# TC Encore pistol in 45-410 for Rabbit Hunting



## keithf (Apr 25, 2006)

My dad is planning to purchase the TC Encore pistol in 45-410 with a 12"barrel. His plan is to use the 410 pistol for rabbit hunting. 

My questions are;

Has anyone used this pistol for rabbit hunting?
What can I compare the 410 pistol recoil to; 44mag, 357mag, 500.
How does the 12' .410 barrel pattern? It does not seem to have a choke tube.
Please let me know if I am missing something important.
I would appreciate any help/ suggestions anyone can offer.

Thanks,
Keith


----------



## ajmorell (Apr 27, 2007)

keithf said:


> My dad is planning to purchase the TC Encore pistol in 45-410 with a 12"barrel. His plan is to use the 410 pistol for rabbit hunting.
> 
> My questions are;
> 
> ...


The Encore/contender does quite well for rabbit hunting. My cousin has used a Contender for the last couple of years and one of my grandpa's best friends has used one for as long as I can remember. I don't remember if the barrel is choked or not, obviously it is but I don't remember if the chokes are interchangeable and I don't know what the constriction(s) are. I do know that using the pistol really hasn't limited the range for either of them. Recoil is light. It might have something to do with the heavy gun, but the 410 has a lot less recoil than my 357 magnum does.


----------



## weshootalot (Feb 26, 2010)

Hi
I have a contender with a 14 inch .410/.45 barrel.
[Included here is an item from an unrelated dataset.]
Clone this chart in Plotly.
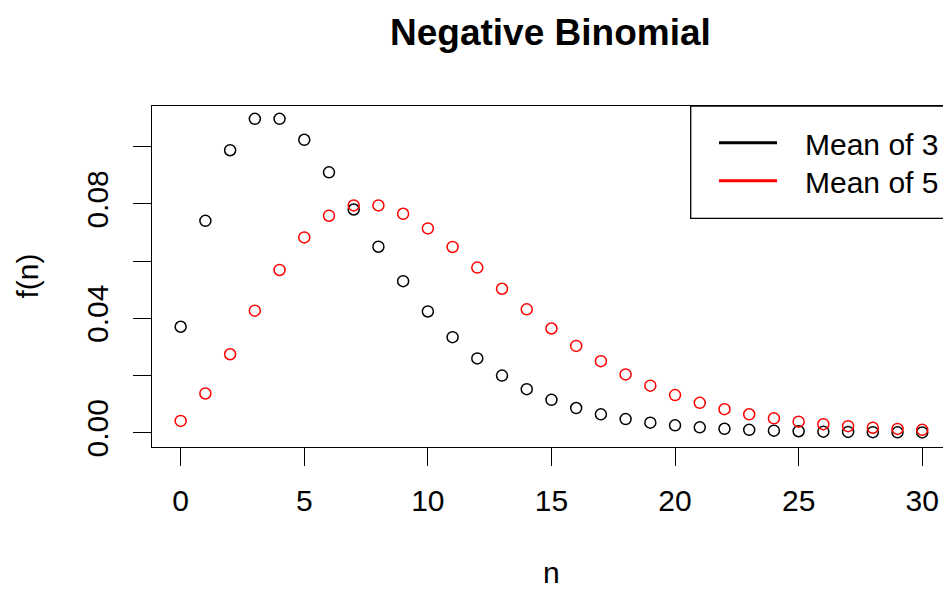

The kick is quite mild with 2 1/2 or 3 inch .410. I haven't shot many hand guns , but I can say it is no way near the kick of my friends 5oo S&W.
There is a choke that is removed with a special tool if you remembered a touch of anti seize on the threads. The inside of the choke has 6 vanes that create the choke effect. Point is that if you plan on a reloader you'll need to use a modern style shot wad for the choke to be effective. The choke must be removed to shoot .45 long colt and save your money on slugs, they will not group with or with out the choke.
The .45 LC works well. It seem the bullet likes the long jump to the lands. Also the .45 can be loaded real hot compared to the off the shelf loads.(Just check out the heavy frame hand gun section in some loading manuals.) Williams Gun sight has some dandy sights that will mount on the vent rib, making a 145 yard shot on a deer easy.
Think about reloading .410. with a loader like MEC 600 Jr. A 1/2 ounce of shot, about 6 or 7 cents, 3 cent primer, 3 cent wad, and about 4 cents of "lil gun" powder and no more than 20 seconds per reload. compare that to 25 over priced redi loads in a 2 cent card board box.Your investment will return fast if ya shoot it half as much as I. Its a real hoot to shoot.
At 50 feet a load of #9 has holes large enough for a starling to slip by. I would use #5 or #6 sot for rabbits and expect lots of misses.
Practice practice.
A load of #4 s at about 15 feet will cover a chuck... they do little more than twitch.
I' happy with the 14 inch, I fear a shorter length would let the pattern to open to far to soon. Just my feel......Hope this helps.

Terry


----------



## keithf (Apr 25, 2006)

This is great information guys...thank you for your help.


----------



## MIBIGHNTR (Aug 27, 2002)

The "choke" tube is not a choke at all. It is a shot arrestor. It strips the wad and stops the shot from spinning that was imparted on it by the rifling in the barrel. I have owned a 10" and 15" in the Encore and both shot very well. I had taken rabbits out to 25+ yards with them both. I usually ran #6 for a mix of pattern density and pellet energy. I found them much easier and nicer to carry when busting brush and jumping on brush piles. Plus in my old age, it doesn't bother me to miss anymore and come home with nothing to clean. 

Hope this helps...

Mark


----------



## junkman (Jan 14, 2010)

I have the magnum research BFR in .410/.45 lc with a 7.5 inch barrel and use it on treed squirrels all the time. Works great and very few get away.


----------



## sixft4par (Apr 1, 2008)

I have the same pistol....encore 45/410 with 12" barrel. As far as recoil it is less than a 44mag....and even less than 357 with 410 shells. It does have a tube that stops the wad from sprinning as it exits the barrel and patterns good to 20 yards or so. I have killed a bunch of rabbits with mine, but I find that 7.5 shot is way better than 5's or 6's for me. My pistol will also shoot the 45 colts very accurately at 25 yrds or so.....


----------